In observing a TCPdump I can see Splunk sends a RST just after the search is executed. The very last thing the client sends is the request to the Splunk server:
POST /en-US/api/search/jobs HTTP/1.1
In checking the web_service.log file, the following output is observed when the issue occurs:
2011-04-02 01:26:15,276 ERROR customlogmanager:22 - [02/Apr/2011:01:26:15] HTTP
Request Headers:
ACCEPT: application/json, text/javascript, */*, text/javascript, text/html, application/xml, text/xml, */*
Content-Type: application/x-www-form-urlencoded
REFERER: http://10.1.17.150/en-US/app/Explorer_Support/flashtimeline
HOST: 10.1.17.150
CACHE-CONTROL: no-cache
X-REQUESTED-WITH: XMLHttpRequest
Content-Length: 810
USER-AGENT: Mozilla/4.0 (compatible; MSIE 7.0; Windows NT 5.1; Trident/4.0; EmbeddedWB 14.52 from: http://www.bsalsa.com/ EmbeddedWB 14.52; .NET CLR 1.1.4322; .NET CLR 2.0.50727; .NET CLR 3.0.04506.648; .NET CLR 3.5.21022; .NET CLR 3.0.4506.2152; .NET CLR 3.5.30729; InfoPath.3; InfoPath.2; MS-RTC EA 2)
CONNECTION: Keep-Alive
COOKIE: session_id_80=e4b300e88879490b0fb97ac7553d183f736ba109
Remote-Addr: 10.65.146.117
ACCEPT-LANGUAGE: en-us
X-SPLUNK-SESSION: e4b300e88879490b0fb97ac7553d183f736ba109
ACCEPT-ENCODING: gzip, deflate
2011-04-02 01:26:15,292 ERROR customlogmanager:22 - [02/Apr/2011:01:26:15] HTTP Traceback (most recent call last):
File "D:\Program Files\Splunk\Python-2.6\Lib\site-packages\cherrypy\_cprequest.py", line 600, in respond
self.process_body()
File "D:\Program Files\Splunk\Python-2.6\Lib\site-packages\cherrypy\_cprequest.py", line 722, in process_body
keep_blank_values=1)
File "D:\Program Files\Splunk\Python-2.6\Lib\site-packages\cherrypy\_cpcgifs.py", line 8, in __init__
cgi.FieldStorage.__init__(self, *args, **kwds)

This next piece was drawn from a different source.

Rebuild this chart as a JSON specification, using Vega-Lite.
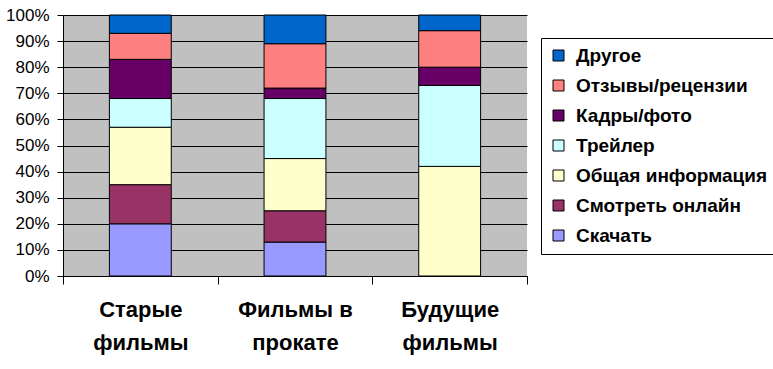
{
  "$schema": "https://vega.github.io/schema/vega-lite/v6.json",
  "autosize": "none",
  "width": 464,
  "height": 261,
  "padding": {"left": 63, "top": 15, "right": 246, "bottom": 93},
  "background": "white",
  "data": {
    "values": [
      {"cat": "Старые фильмы", "type": "Скачать", "k": 1, "v": 20},
      {"cat": "Старые фильмы", "type": "Смотреть онлайн", "k": 2, "v": 15},
      {"cat": "Старые фильмы", "type": "Общая информация", "k": 3, "v": 22},
      {"cat": "Старые фильмы", "type": "Трейлер", "k": 4, "v": 11},
      {"cat": "Старые фильмы", "type": "Кадры/фото", "k": 5, "v": 15},
      {"cat": "Старые фильмы", "type": "Отзывы/рецензии", "k": 6, "v": 10},
      {"cat": "Старые фильмы", "type": "Другое", "k": 7, "v": 7},
      {"cat": "Фильмы в прокате", "type": "Скачать", "k": 1, "v": 13},
      {"cat": "Фильмы в прокате", "type": "Смотреть онлайн", "k": 2, "v": 12},
      {"cat": "Фильмы в прокате", "type": "Общая информация", "k": 3, "v": 20},
      {"cat": "Фильмы в прокате", "type": "Трейлер", "k": 4, "v": 23},
      {"cat": "Фильмы в прокате", "type": "Кадры/фото", "k": 5, "v": 4},
      {"cat": "Фильмы в прокате", "type": "Отзывы/рецензии", "k": 6, "v": 17},
      {"cat": "Фильмы в прокате", "type": "Другое", "k": 7, "v": 11},
      {"cat": "Будущие фильмы", "type": "Общая информация", "k": 3, "v": 42},
      {"cat": "Будущие фильмы", "type": "Трейлер", "k": 4, "v": 31},
      {"cat": "Будущие фильмы", "type": "Кадры/фото", "k": 5, "v": 7},
      {"cat": "Будущие фильмы", "type": "Отзывы/рецензии", "k": 6, "v": 14},
      {"cat": "Будущие фильмы", "type": "Другое", "k": 7, "v": 6}
    ]
  },
  "mark": {"type": "bar", "width": {"band": 0.4}, "stroke": "black", "strokeWidth": 1},
  "encoding": {
    "x": {
      "field": "cat",
      "type": "nominal",
      "sort": ["Старые фильмы", "Фильмы в прокате", "Будущие фильмы"],
      "scale": {"paddingInner": 0, "paddingOuter": 0},
      "axis": {
        "title": null,
        "labelAngle": 0,
        "tickBand": "extent",
        "grid": false,
        "labelFont": "Liberation Sans",
        "labelFontWeight": "bold",
        "labelFontSize": 22,
        "labelLineHeight": 33,
        "labelPadding": 15,
        "labelColor": "black",
        "tickColor": "black",
        "tickSize": 8,
        "domainColor": "black",
        "labelExpr": "datum.label == 'Фильмы в прокате' ? ['Фильмы в', 'прокате'] : split(datum.label, ' ')"
      }
    },
    "y": {
      "field": "v",
      "type": "quantitative",
      "stack": "normalize",
      "scale": {"domain": [0, 1], "nice": false},
      "axis": {
        "title": null,
        "values": [0, 0.1, 0.2, 0.3, 0.4, 0.5, 0.6, 0.7, 0.8, 0.9, 1],
        "format": ".0%",
        "grid": true,
        "gridColor": "black",
        "gridOpacity": 1,
        "gridWidth": 1,
        "labelFont": "Liberation Sans",
        "labelFontSize": 17,
        "labelColor": "black",
        "labelPadding": 8,
        "tickColor": "black",
        "tickSize": 6,
        "domainColor": "black"
      }
    },
    "order": {"field": "k", "type": "quantitative", "sort": "ascending"},
    "color": {
      "field": "type",
      "type": "nominal",
      "scale": {
        "domain": ["Другое", "Отзывы/рецензии", "Кадры/фото", "Трейлер", "Общая информация", "Смотреть онлайн", "Скачать"],
        "range": ["#0066CC", "#FF8080", "#660066", "#CCFFFF", "#FFFFCC", "#993366", "#9999FF"]
      },
      "legend": {
        "title": null,
        "orient": "none",
        "legendX": 478,
        "legendY": 23,
        "strokeColor": "black",
        "padding": 8,
        "symbolType": "square",
        "symbolSize": 121,
        "symbolStrokeColor": "black",
        "symbolStrokeWidth": 1,
        "symbolOpacity": 1,
        "labelFont": "Liberation Sans",
        "labelFontWeight": "bold",
        "labelFontSize": 19,
        "labelColor": "black",
        "labelOffset": 8,
        "rowPadding": 10,
        "labelLimit": 300
      }
    }
  },
  "config": {
    "view": {"fill": "#C0C0C0", "stroke": null}
  }
}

File "D:\Program Files\Splunk\Python-2.6\Lib\cgi.py", line 506, in __init__
self.read_urlencoded()
File "D:\Program Files\Splunk\Python-2.6\Lib\cgi.py", line 607, in read_urlencoded
qs = self.fp.read(self.length)
File "D:\Program Files\Splunk\Python-2.6\Lib\site-packages\cherrypy\wsgiserver\__init__.py", line 206, in read
data = self.rfile.read(size)
File "D:\Program Files\Splunk\Python-2.6\Lib\site-packages\cherrypy\wsgiserver\__init__.py", line 798, in read
data = self.recv(left)
File "D:\Program Files\Splunk\Python-2.6\Lib\site-packages\cherrypy\wsgiserver\__init__.py", line 754, in recv
return self._sock.recv(size)
error: [Errno 10054] An existing connection was forcibly closed by the remote host
The 10. Net address you see in the output is the NAT address we use on our Intranet. The server's actual address is something else, and as I mentioned, when we use that one, it works fine. We need the Intranet NAT address to work because not everyone who uses Splunk has access to come in via the firewall.
I've also tried different browsers (IE, FF, Chrome) and the same thing happens, so clearly this is something with the HTTP server itself.
Any ideas?
When there is a stateful firewall (especially one with NAT) in the middle, one tcpdump
is never enough. You should capture a tcpdump
on each device and compare and contrast. For example, you will need to confirm that the RST is coming from the Splunk host itself - and not being generated "helpfully" by the Checkpoint.
It is not uncommon for software defects in NAT devices to either foul up the content of a TCP session, or to get confused by the content of one.
Do you have/can you get a pcap dump from tcpdump of traffic to/from port 80 from the machine Splunk is running on?